I wrote about this feeling -- that I'm not yet a journalist -- in a paper for Critical Issues in Journalism that I turned in about 10 days ago. Here it is:
Am I a Journalist?In our very first Critical Issues class, we tackled the existential question of whether those of us in the master’s program at Columbia are in fact journalists. We talked about the fact that journalists aren’t licensed or regulated and that, therefore, they are a population that defines themselves. Then Professor Wald gave us his definition of a journalist: one who does regular work intended for publication for a general audience. And even though our current work is unedited, and therefore not “core journalism,” Professor Wald included us in his definition. “You are journalists because you attempt the truth,” he said. “If you achieve it, you’re good journalists.”

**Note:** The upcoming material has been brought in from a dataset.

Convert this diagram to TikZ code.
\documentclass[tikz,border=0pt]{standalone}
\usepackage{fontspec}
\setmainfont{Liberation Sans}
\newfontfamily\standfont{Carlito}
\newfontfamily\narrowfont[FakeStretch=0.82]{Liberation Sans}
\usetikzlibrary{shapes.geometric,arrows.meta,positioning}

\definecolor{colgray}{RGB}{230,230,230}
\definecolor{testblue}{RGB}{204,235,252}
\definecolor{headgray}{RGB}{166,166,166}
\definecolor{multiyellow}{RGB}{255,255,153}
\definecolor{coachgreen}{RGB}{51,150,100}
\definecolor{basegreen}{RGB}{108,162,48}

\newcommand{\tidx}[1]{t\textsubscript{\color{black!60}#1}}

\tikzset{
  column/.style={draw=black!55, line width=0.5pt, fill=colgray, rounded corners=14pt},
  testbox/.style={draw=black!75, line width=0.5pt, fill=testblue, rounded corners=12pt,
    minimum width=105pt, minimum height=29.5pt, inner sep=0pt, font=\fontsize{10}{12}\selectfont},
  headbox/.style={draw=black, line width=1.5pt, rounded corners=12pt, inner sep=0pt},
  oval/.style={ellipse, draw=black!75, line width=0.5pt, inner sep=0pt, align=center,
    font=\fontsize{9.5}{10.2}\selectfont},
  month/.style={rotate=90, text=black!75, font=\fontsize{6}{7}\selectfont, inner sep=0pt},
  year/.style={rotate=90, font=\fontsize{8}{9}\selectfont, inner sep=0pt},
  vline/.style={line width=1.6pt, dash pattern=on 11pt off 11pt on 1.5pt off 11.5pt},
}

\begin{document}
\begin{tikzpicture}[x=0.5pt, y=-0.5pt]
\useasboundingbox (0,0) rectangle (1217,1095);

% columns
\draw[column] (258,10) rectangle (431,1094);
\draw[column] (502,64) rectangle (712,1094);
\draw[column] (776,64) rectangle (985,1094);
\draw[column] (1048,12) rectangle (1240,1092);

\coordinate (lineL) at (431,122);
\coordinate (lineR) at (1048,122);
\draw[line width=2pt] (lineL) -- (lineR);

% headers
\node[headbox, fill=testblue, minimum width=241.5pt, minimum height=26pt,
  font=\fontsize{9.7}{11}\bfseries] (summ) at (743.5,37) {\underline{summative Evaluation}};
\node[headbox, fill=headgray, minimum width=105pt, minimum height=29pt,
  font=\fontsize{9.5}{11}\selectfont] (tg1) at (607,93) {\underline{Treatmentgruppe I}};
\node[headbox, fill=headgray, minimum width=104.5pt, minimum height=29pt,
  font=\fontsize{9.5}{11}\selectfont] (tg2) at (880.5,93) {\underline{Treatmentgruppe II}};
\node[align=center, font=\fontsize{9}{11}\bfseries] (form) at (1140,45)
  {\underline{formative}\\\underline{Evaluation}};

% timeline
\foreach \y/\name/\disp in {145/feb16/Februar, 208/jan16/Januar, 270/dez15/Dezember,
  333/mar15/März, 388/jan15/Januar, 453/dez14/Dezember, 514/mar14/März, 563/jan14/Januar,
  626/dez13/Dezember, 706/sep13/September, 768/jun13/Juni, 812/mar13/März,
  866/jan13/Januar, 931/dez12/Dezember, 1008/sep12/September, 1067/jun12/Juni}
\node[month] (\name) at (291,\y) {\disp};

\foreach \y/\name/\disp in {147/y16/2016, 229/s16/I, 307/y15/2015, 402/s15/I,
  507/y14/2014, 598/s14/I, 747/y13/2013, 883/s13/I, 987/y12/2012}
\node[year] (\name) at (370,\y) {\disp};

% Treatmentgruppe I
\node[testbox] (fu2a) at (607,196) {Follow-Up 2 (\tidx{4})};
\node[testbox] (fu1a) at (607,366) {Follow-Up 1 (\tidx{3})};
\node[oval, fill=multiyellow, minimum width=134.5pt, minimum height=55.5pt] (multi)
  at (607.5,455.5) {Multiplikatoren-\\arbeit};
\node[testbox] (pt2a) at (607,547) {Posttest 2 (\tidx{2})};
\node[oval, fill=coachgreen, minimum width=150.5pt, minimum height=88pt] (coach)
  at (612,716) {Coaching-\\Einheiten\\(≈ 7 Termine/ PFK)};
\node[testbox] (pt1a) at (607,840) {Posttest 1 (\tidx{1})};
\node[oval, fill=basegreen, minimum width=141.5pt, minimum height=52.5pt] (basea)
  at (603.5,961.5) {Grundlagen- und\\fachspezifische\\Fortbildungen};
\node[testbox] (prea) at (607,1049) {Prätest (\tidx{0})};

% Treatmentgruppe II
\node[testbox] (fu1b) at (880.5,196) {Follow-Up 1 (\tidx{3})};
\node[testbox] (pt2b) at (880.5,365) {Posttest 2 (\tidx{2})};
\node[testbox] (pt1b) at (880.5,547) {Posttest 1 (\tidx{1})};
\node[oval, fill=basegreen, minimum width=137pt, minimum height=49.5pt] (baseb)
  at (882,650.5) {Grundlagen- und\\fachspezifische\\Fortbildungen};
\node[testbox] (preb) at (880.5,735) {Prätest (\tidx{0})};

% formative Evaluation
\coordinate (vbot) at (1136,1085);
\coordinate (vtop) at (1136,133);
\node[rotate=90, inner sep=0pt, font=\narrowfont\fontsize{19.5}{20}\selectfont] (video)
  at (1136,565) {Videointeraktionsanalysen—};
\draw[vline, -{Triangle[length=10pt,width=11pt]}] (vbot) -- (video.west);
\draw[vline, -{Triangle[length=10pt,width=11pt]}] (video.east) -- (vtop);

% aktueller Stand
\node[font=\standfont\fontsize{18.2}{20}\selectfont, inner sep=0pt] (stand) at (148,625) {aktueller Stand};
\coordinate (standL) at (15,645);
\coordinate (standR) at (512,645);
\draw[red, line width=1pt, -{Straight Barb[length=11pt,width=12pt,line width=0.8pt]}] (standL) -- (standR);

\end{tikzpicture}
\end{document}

As much as I like the elegance of Professor Wald’s reasoning, and as much as I would like to call myself a journalist, somehow I just can’t. I couldn’t then, just six weeks into the semester, and I can’t now, with another month of the program under my belt. Perhaps that’s because I’ve come to journalism relatively late, at 38. (The reasons for the midlife shift would require an entirely different existential inquiry.) I had another career before I arrived at Columbia, and I know what it means to have achieved some mastery in one’s profession. I can say with great certainty that I have not yet done that in journalism.

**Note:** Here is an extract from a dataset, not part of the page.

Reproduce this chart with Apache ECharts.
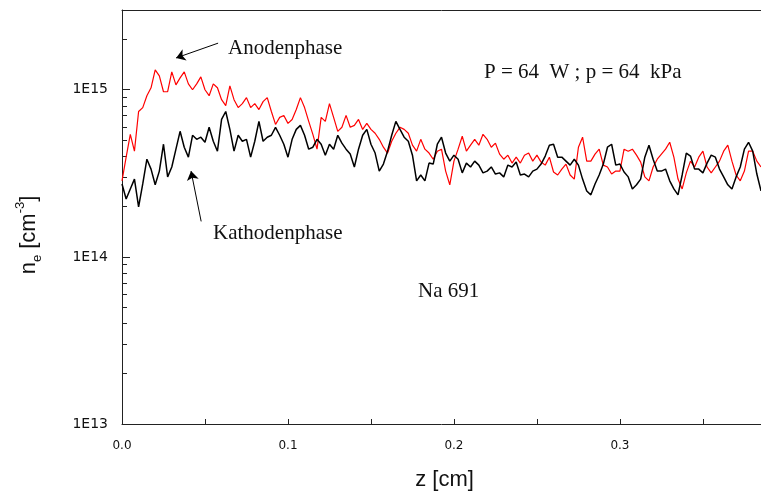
<!DOCTYPE html>
<html>
<head>
<meta charset="utf-8">
<script src="https://cdn.jsdelivr.net/npm/echarts@6/dist/echarts.min.js"></script>
<style>
  html, body { margin: 0; padding: 0; background: #fff; }
  #chart { width: 761px; height: 496px; }
</style>
</head>
<body>
<div id="chart"></div>
<script>
// sampling step of z (cm) shared by both traces
const zStep = 0.0025;

// n_e in units of 1E14 cm^-3
const anode = [
  2.85, 3.95, 5.41, 4.29, 7.41, 7.82, 9.21, 10.27, 13.14, 12.10,
  9.73, 9.73, 12.79, 10.69, 11.77, 12.79, 10.84, 10.0, 10.84, 11.94,
  10.0, 9.21, 10.84, 10.27, 8.72, 8.04, 10.55, 8.72, 7.82, 8.26,
  8.97, 7.82, 8.26, 7.61, 8.49, 8.97, 7.41, 6.20, 6.83, 7.02,
  6.29, 6.64, 7.61, 8.97, 7.82, 6.47, 5.41, 4.41, 6.83, 6.47,
  8.26, 6.83, 5.64, 5.96, 7.02, 5.96, 6.12, 6.64, 5.79, 6.29,
  5.79, 5.49, 5.05, 4.53, 4.18, 4.92, 5.49, 5.96, 5.79, 5.49,
  4.66, 4.29, 5.05, 4.41, 4.18, 3.84, 4.29, 4.41, 3.26, 2.70,
  3.74, 4.41, 5.27, 4.29, 4.66, 5.05, 4.66, 5.41, 5.05, 4.53,
  4.79, 4.12, 3.84, 4.06, 3.64, 3.95, 3.64, 4.06, 4.18, 3.74,
  4.06, 3.69, 3.54, 3.95, 3.22, 3.09, 3.35, 3.59, 3.09, 2.92,
  4.53, 5.20, 3.74, 3.74, 4.12, 4.41, 3.54, 3.45, 3.13, 3.26,
  3.26, 4.41, 4.29, 4.41, 4.06, 3.69, 3.01, 2.85, 3.45, 3.84,
  4.12, 4.41, 4.85, 3.95, 2.92, 2.55, 3.18, 3.74, 3.45, 3.95,
  4.29, 3.45, 3.18, 3.45, 3.74, 4.29, 4.66, 3.74, 3.09, 2.85,
  3.26, 4.29, 4.29, 3.74, 3.45
];

const cathode = [
  2.73, 2.22, 2.55, 2.92, 1.99, 2.73, 3.84, 3.35, 2.70, 3.26,
  4.72, 3.01, 3.45, 4.41, 5.64, 4.53, 3.95, 5.34, 5.05, 5.20,
  4.85, 5.96, 4.92, 4.29, 6.64, 7.41, 5.79, 4.29, 5.34, 4.92,
  5.05, 3.95, 4.92, 6.47, 4.92, 5.20, 5.34, 5.96, 5.34, 4.72,
  3.95, 5.05, 5.79, 6.12, 5.34, 4.41, 4.53, 5.05, 4.72, 4.06,
  4.72, 4.41, 5.34, 4.79, 4.41, 4.12, 3.45, 4.41, 5.34, 5.79,
  4.72, 4.18, 3.26, 3.59, 4.29, 5.34, 6.47, 5.79, 5.20, 4.92,
  4.06, 2.85, 3.09, 2.85, 3.64, 3.59, 4.72, 5.20, 4.18, 3.74,
  4.06, 3.84, 3.18, 3.64, 3.45, 3.74, 3.54, 3.18, 3.26, 3.45,
  3.13, 3.18, 3.01, 3.54, 3.45, 3.69, 3.09, 3.13, 3.01, 3.26,
  3.35, 3.59, 4.01, 4.66, 4.72, 3.95, 3.95, 3.74, 3.54, 3.84,
  3.54, 2.92, 2.48, 2.35, 2.73, 3.09, 3.59, 4.53, 4.72, 3.54,
  3.59, 3.22, 3.01, 2.55, 2.70, 2.92, 3.95, 4.66, 3.84, 3.26,
  3.26, 3.35, 2.85, 2.55, 2.35, 3.09, 4.18, 4.01, 3.35, 3.35,
  3.18, 3.64, 4.06, 3.95, 3.35, 3.01, 2.70, 2.55, 3.01, 3.45,
  4.41, 4.85, 4.29, 3.13, 2.48
];

const yMinorTicks = [
  2e13, 3e13, 4e13, 5e13, 6e13, 7e13, 8e13, 9e13,
  2e14, 3e14, 4e14, 5e14, 6e14, 7e14, 8e14, 9e14,
  2e15, 3e15
];

// annotation arrows in data coordinates [z, n_e]
const arrows = [
  { from: [0.0579, 1.90e15], to: [0.0326, 1.55e15] },
  { from: [0.0477, 1.63e14], to: [0.0416, 3.26e14] }
];

const notes = [
  { text: 'Anodenphase', left: 228, top: 38 },
  { text: 'P = 64  W ; p = 64  kPa', left: 484, top: 62 },
  { text: 'Kathodenphase', left: 213, top: 223 },
  { text: 'Na 691', left: 418, top: 281 }
];

const toPoints = arr => arr.map((v, i) => [i * zStep, v * 1e14]);

const axisColor = '#222';
const serif = '21px "Liberation Serif", "Times New Roman", serif';

const chart = echarts.init(document.getElementById('chart'));

chart.setOption({
  animation: false,
  backgroundColor: '#fff',
  grid: { left: 122, right: 0, top: 10, bottom: 69 },
  xAxis: [
    {
      type: 'value',
      min: 0,
      max: 0.385,
      interval: 0.05,
      name: 'z [cm]',
      nameLocation: 'middle',
      nameGap: 45,
      nameTextStyle: { fontFamily: 'Liberation Sans', fontSize: 22, color: '#111', padding: [0, 0, 0, 6] },
      axisLine: { lineStyle: { color: axisColor, width: 1 } },
      axisTick: { inside: true, length: 5, lineStyle: { color: axisColor } },
      axisLabel: {
        margin: 16,
        showMaxLabel: false,
        fontFamily: 'DejaVu Sans',
        fontSize: 12,
        color: '#111',
        formatter: v => (Math.round(v * 100) % 10 === 0 ? v.toFixed(1) : '')
      },
      splitLine: { show: false }
    },
    {
      type: 'value',
      position: 'top',
      min: 0,
      max: 0.385,
      axisLine: { lineStyle: { color: axisColor, width: 1 } },
      axisTick: { show: false },
      axisLabel: { show: false },
      splitLine: { show: false }
    }
  ],
  yAxis: [
    {
      type: 'log',
      logBase: 10,
      min: 1e13,
      max: 3e15,
      name: '{n|n}{sub|e}{n| [cm}{sup|-3}{n|]}',
      nameLocation: 'middle',
      nameGap: 78,
      nameRotate: 90,
      nameTextStyle: {
        color: '#111',
        padding: [0, 36, 0, 0],
        rich: {
          n: { fontFamily: 'Liberation Sans', fontSize: 22, color: '#111', lineHeight: 30, verticalAlign: 'middle' },
          sub: { fontFamily: 'Liberation Sans', fontSize: 13, color: '#111', lineHeight: 30, verticalAlign: 'bottom' },
          sup: { fontFamily: 'Liberation Sans', fontSize: 13, color: '#111', lineHeight: 30, verticalAlign: 'top' }
        }
      },
      axisLine: { show: true, lineStyle: { color: axisColor, width: 1 } },
      axisTick: { inside: true, length: 8, lineStyle: { color: axisColor } },
      axisLabel: {
        margin: 14,
        showMaxLabel: false,
        fontFamily: 'DejaVu Sans',
        fontSize: 14,
        color: '#111',
        formatter: v => {
          const e = Math.log10(v);
          const r = Math.round(e);
          return Math.abs(e - r) < 1e-6 ? '1E' + r : '';
        }
      },
      splitLine: { show: false }
    },
    {
      type: 'log',
      logBase: 10,
      min: 1e13,
      max: 3e15,
      position: 'left',
      axisLine: { show: false },
      axisTick: { show: true, inside: true, length: 5, customValues: yMinorTicks, lineStyle: { color: axisColor } },
      axisLabel: { show: false },
      splitLine: { show: false }
    }
  ],
  series: [
    {
      name: 'Kathodenphase',
      type: 'line',
      data: toPoints(cathode),
      showSymbol: false,
      lineStyle: { color: '#000', width: 1.5 },
      z: 3
    },
    {
      name: 'Anodenphase',
      type: 'line',
      data: toPoints(anode),
      showSymbol: false,
      lineStyle: { color: '#ff0000', width: 1.2 },
      z: 2,
      markLine: {
        silent: true,
        symbol: ['none', 'arrow'],
        symbolSize: 9,
        label: { show: false },
        lineStyle: { color: '#000', width: 1, type: 'solid' },
        data: arrows.map(a => [{ coord: a.from }, { coord: a.to }])
      }
    }
  ],
  graphic: notes.map(n => ({
    type: 'text',
    left: n.left,
    top: n.top,
    silent: true,
    style: { text: n.text, font: serif, fill: '#111' }
  }))
});
</script>
</body>
</html>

I have the business cards that say “Reporter,” the press pass (which I’ve never flashed), and a stockpile of spiral-bound reporter’s notebooks, but I don’t have the instincts or the skills of a journalist. Every day, I struggle to synthesize and assimilate all that I’m learning, in the classroom and on my beat. I am a neophyte, and this, it seems, is my probationary period. I am grateful for it.
I’m still figuring out how to write a lede and a nut graph, how to invert the pyramid, how to take notes without crippling my writing hand or missing great quotes, and how to meet a deadline and get a full night’s sleep in the same 24-hour period. I’m still developing my eye and my ear, and I’m still deconstructing AP style.
Calling myself a journalist today would be like putting on a white lab coat and calling myself a doctor. It might fool other people, but I know the truth: I’m a student. A good student, perhaps. A diligent student for sure. A promising student, I hope. But a student nonetheless. I may not need a license to practice journalism, but I do need a solid grounding in journalistic principles and practices, and I don’t have that yet. I’m working on it, very assiduously, and I know that I am making progress, but the finish line is not yet in sight.
This is why, when I talk to sources, I always identify myself as a student right away. I’m not ready to hold myself out as anything more at this point, and I don’t think it would be honest to do so. I have a readership of one at the moment (two if you count my adjunct professor in RWI), and while I hope that number will grow considerably, it’s probably about right for the time being. With every story I file and every one I read in the newspaper, I wonder at how I will bridge the divide between the two. How do professional journalists build their stories so quickly, so thoroughly? How do they write them so compellingly? How do they chase down, and then confirm, every last fact with a deadline staring them down? These are all lessons I have yet to learn.
In class, Professor Wald said that the health of our democracy is guaranteed by the fact that anyone can be a journalist. I am heartened by the notion that I can be a journalist, that waiting until I was 38 to start down this path didn’t disqualify me at the gate. Still, I know that I am not yet a journalist. I haven’t earned the title. And knowing that means that once I do, I will value and respect it all the more.
In the meantime, I am focused on finding my way in this world. I read, I write, I report, and I think. I file my stories week after week. I pitch ideas, I track down sources, I cut words, and I polish sentences. And slowly, over time, I learn what it means, and what it takes, to be a journalist.